Exactly the lines from the first line of the records to the line holding "(xstart) -- (xend);" should be duplicated, and nothing more; pictures stay out.

▬▬▬▬▬▬▬▬▬▬

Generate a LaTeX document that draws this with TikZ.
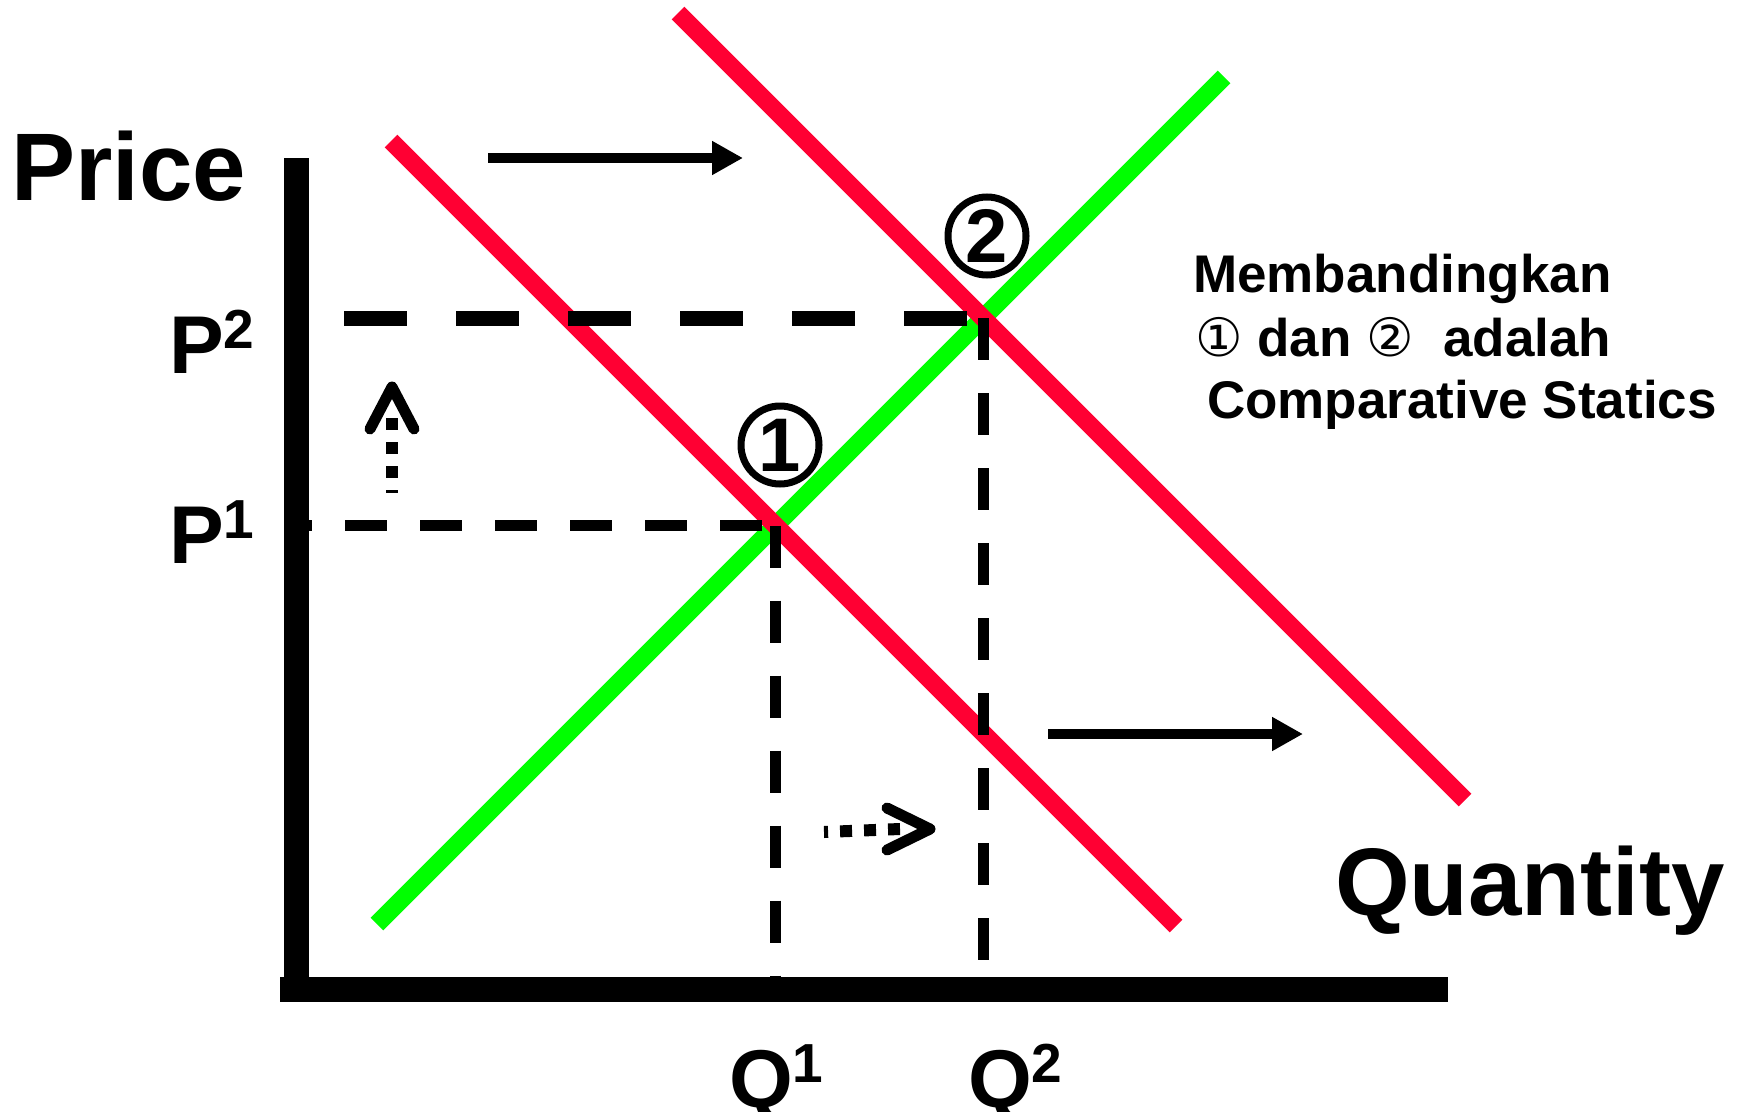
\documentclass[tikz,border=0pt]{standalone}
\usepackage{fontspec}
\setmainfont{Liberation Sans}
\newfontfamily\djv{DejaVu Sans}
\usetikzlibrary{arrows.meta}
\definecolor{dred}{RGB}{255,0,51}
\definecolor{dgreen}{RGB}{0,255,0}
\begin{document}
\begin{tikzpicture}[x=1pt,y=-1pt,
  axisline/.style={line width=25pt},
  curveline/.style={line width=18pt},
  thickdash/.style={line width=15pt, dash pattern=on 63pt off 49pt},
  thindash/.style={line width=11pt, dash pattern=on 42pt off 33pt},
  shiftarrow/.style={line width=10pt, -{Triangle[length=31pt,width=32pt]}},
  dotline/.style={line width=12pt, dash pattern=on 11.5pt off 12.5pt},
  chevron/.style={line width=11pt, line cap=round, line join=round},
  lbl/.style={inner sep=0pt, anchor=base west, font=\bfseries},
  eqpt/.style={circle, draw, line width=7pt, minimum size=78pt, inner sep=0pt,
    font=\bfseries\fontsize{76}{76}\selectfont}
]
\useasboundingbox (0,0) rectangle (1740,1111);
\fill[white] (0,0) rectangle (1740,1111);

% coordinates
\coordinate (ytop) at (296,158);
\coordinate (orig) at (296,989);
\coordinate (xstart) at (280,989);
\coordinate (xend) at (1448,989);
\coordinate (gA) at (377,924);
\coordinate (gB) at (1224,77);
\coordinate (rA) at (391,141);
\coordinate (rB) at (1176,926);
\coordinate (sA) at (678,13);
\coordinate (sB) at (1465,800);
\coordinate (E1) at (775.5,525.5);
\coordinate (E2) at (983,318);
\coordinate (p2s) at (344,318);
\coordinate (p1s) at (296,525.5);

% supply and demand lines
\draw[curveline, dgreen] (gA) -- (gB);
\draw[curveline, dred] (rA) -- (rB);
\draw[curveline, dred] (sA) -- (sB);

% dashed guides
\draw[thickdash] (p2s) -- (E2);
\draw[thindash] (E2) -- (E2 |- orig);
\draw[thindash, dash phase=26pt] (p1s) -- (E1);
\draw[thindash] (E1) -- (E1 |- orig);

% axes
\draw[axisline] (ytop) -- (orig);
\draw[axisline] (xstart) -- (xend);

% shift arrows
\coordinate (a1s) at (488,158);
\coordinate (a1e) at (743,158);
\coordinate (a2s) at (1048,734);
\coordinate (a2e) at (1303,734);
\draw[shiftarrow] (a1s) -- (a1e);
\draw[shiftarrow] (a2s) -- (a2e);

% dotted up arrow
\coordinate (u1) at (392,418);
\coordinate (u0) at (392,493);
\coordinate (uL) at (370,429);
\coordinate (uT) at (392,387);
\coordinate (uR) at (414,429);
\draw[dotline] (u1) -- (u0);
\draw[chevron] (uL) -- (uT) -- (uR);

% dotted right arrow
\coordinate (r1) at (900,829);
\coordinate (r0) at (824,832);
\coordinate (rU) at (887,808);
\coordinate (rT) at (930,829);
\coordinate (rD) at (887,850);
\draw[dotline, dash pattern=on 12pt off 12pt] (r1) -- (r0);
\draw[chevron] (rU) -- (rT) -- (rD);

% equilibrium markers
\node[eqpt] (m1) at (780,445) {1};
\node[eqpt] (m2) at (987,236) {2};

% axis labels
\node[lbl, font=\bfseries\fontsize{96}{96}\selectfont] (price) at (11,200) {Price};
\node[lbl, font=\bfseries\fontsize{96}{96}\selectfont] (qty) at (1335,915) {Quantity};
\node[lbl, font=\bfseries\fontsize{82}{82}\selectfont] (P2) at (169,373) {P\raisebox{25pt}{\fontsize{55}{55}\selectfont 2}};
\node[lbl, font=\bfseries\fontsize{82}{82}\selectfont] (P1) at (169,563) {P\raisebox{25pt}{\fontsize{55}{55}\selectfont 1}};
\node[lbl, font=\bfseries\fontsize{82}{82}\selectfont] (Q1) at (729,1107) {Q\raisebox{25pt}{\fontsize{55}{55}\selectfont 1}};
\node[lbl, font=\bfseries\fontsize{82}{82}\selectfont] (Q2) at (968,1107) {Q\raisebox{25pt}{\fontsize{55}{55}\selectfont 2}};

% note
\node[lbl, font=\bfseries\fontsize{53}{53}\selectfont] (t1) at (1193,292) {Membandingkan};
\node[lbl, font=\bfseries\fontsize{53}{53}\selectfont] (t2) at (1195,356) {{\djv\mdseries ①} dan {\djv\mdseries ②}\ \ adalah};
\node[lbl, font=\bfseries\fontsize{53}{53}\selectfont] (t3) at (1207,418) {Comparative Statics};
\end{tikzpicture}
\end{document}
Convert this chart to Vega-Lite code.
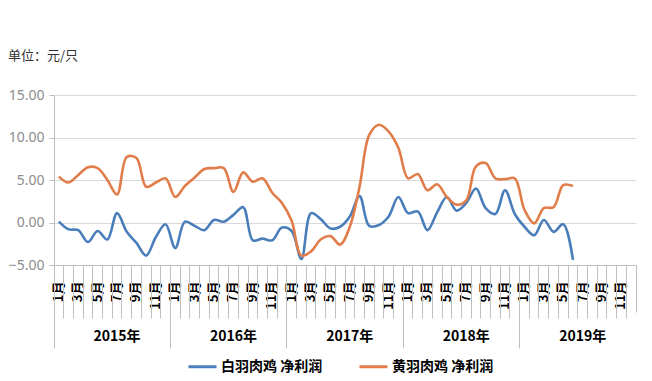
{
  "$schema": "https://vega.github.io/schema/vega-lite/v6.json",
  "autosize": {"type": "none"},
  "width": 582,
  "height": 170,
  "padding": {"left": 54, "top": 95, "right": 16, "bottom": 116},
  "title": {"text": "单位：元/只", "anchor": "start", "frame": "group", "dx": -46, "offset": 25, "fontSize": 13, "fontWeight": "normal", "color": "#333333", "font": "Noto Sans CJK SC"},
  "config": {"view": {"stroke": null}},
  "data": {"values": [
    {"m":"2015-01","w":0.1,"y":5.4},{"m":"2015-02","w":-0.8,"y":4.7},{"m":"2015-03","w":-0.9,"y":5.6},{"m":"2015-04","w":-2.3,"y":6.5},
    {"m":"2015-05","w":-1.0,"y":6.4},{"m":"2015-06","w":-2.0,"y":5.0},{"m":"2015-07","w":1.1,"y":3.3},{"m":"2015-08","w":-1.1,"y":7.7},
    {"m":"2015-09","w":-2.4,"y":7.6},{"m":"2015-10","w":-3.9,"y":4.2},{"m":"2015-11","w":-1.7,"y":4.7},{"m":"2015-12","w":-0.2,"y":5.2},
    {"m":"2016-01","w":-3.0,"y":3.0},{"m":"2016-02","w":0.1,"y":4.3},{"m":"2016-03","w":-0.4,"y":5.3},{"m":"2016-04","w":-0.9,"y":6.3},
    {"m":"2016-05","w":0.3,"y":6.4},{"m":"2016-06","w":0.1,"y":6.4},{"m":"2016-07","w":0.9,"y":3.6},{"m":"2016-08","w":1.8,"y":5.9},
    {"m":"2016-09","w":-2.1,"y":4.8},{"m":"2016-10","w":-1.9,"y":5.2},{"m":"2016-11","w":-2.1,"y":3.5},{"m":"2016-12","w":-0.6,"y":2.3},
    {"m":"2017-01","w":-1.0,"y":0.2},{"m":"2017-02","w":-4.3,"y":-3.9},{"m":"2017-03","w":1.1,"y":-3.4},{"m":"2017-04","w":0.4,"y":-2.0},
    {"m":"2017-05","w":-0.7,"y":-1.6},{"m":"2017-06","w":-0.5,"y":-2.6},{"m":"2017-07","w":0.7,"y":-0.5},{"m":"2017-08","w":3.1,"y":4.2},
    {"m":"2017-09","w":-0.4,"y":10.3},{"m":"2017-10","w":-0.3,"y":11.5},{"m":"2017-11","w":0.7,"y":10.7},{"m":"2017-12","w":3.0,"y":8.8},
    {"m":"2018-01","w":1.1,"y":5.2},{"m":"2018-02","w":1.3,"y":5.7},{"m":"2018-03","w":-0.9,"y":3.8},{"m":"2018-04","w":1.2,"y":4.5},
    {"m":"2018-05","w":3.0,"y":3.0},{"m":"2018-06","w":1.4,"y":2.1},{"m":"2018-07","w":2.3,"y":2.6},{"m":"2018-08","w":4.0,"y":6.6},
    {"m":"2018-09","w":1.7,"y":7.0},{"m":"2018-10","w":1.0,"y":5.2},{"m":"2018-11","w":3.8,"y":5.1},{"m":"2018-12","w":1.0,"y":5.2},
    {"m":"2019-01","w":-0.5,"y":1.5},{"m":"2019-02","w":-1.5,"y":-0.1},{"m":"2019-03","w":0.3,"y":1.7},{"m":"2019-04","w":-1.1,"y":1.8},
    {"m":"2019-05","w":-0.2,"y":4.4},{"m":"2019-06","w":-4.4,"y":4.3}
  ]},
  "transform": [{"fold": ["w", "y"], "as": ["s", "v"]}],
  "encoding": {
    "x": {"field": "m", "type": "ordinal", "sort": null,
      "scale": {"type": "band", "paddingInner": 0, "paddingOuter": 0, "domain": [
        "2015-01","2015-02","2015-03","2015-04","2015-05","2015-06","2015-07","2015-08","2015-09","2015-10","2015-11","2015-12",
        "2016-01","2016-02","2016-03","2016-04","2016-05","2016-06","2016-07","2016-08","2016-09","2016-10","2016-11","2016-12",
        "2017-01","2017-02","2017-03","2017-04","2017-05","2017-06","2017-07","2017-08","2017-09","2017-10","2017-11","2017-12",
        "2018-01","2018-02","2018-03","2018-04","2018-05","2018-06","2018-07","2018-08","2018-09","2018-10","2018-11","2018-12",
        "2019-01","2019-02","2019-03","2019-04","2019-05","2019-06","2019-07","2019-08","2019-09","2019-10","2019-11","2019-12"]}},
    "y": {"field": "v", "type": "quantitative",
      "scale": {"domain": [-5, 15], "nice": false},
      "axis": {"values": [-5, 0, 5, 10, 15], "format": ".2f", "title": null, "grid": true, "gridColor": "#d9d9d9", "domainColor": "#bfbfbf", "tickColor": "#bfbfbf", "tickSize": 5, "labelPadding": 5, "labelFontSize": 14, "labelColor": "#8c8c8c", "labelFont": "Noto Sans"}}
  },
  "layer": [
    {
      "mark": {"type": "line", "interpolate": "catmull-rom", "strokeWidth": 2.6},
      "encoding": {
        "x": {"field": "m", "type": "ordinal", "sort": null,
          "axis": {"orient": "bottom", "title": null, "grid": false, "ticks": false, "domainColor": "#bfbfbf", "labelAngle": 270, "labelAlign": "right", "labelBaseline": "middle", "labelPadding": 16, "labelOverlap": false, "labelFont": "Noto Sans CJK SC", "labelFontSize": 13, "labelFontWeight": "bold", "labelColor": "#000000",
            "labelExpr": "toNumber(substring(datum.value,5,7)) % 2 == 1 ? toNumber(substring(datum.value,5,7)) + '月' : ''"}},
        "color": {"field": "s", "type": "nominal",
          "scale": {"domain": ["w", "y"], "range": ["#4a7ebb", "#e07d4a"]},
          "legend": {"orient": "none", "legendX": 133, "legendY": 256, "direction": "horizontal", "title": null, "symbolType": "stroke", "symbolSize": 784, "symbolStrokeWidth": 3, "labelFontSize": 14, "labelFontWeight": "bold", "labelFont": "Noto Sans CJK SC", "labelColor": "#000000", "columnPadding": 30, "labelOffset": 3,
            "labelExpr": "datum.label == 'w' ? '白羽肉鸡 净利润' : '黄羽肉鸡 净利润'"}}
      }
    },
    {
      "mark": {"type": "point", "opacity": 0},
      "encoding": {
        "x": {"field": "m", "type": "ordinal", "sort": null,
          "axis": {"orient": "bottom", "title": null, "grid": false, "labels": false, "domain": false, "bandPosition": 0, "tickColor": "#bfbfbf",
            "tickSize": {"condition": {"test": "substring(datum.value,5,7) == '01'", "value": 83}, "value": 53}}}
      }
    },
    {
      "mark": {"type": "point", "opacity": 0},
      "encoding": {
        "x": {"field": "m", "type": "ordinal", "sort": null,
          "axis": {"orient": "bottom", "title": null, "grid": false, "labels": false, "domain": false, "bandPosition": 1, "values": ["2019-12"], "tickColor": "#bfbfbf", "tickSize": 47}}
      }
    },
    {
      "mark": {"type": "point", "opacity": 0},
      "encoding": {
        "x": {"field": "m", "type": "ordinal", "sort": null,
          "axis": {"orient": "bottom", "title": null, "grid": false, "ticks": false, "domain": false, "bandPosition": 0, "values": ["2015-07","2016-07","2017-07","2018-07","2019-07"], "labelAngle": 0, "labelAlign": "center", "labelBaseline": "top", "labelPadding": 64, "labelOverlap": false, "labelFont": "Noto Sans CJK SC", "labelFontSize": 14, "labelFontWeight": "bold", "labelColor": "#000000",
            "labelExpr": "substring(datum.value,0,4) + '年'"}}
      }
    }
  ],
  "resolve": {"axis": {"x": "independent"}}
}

▬▬▬▬▬▬▬▬▬▬

▸ **Solution for this task**:
Generate a LaTeX document that draws this with TikZ.
\documentclass[tikz,border=0pt]{standalone}
\usepackage{fontspec}
\setmainfont{Liberation Sans}
\newfontfamily\djv{DejaVu Sans}
\usetikzlibrary{arrows.meta}
\definecolor{dred}{RGB}{255,0,51}
\definecolor{dgreen}{RGB}{0,255,0}
\begin{document}
\begin{tikzpicture}[x=1pt,y=-1pt,
  axisline/.style={line width=25pt},
  curveline/.style={line width=18pt},
  thickdash/.style={line width=15pt, dash pattern=on 63pt off 49pt},
  thindash/.style={line width=11pt, dash pattern=on 42pt off 33pt},
  shiftarrow/.style={line width=10pt, -{Triangle[length=31pt,width=32pt]}},
  dotline/.style={line width=12pt, dash pattern=on 11.5pt off 12.5pt},
  chevron/.style={line width=11pt, line cap=round, line join=round},
  lbl/.style={inner sep=0pt, anchor=base west, font=\bfseries},
  eqpt/.style={circle, draw, line width=7pt, minimum size=78pt, inner sep=0pt,
    font=\bfseries\fontsize{76}{76}\selectfont}
]
\useasboundingbox (0,0) rectangle (1740,1111);
\fill[white] (0,0) rectangle (1740,1111);

% coordinates
\coordinate (ytop) at (296,158);
\coordinate (orig) at (296,989);
\coordinate (xstart) at (280,989);
\coordinate (xend) at (1448,989);
\coordinate (gA) at (377,924);
\coordinate (gB) at (1224,77);
\coordinate (rA) at (391,141);
\coordinate (rB) at (1176,926);
\coordinate (sA) at (678,13);
\coordinate (sB) at (1465,800);
\coordinate (E1) at (775.5,525.5);
\coordinate (E2) at (983,318);
\coordinate (p2s) at (344,318);
\coordinate (p1s) at (296,525.5);

% supply and demand lines
\draw[curveline, dgreen] (gA) -- (gB);
\draw[curveline, dred] (rA) -- (rB);
\draw[curveline, dred] (sA) -- (sB);

% dashed guides
\draw[thickdash] (p2s) -- (E2);
\draw[thindash] (E2) -- (E2 |- orig);
\draw[thindash, dash phase=26pt] (p1s) -- (E1);
\draw[thindash] (E1) -- (E1 |- orig);

% axes
\draw[axisline] (ytop) -- (orig);
\draw[axisline] (xstart) -- (xend);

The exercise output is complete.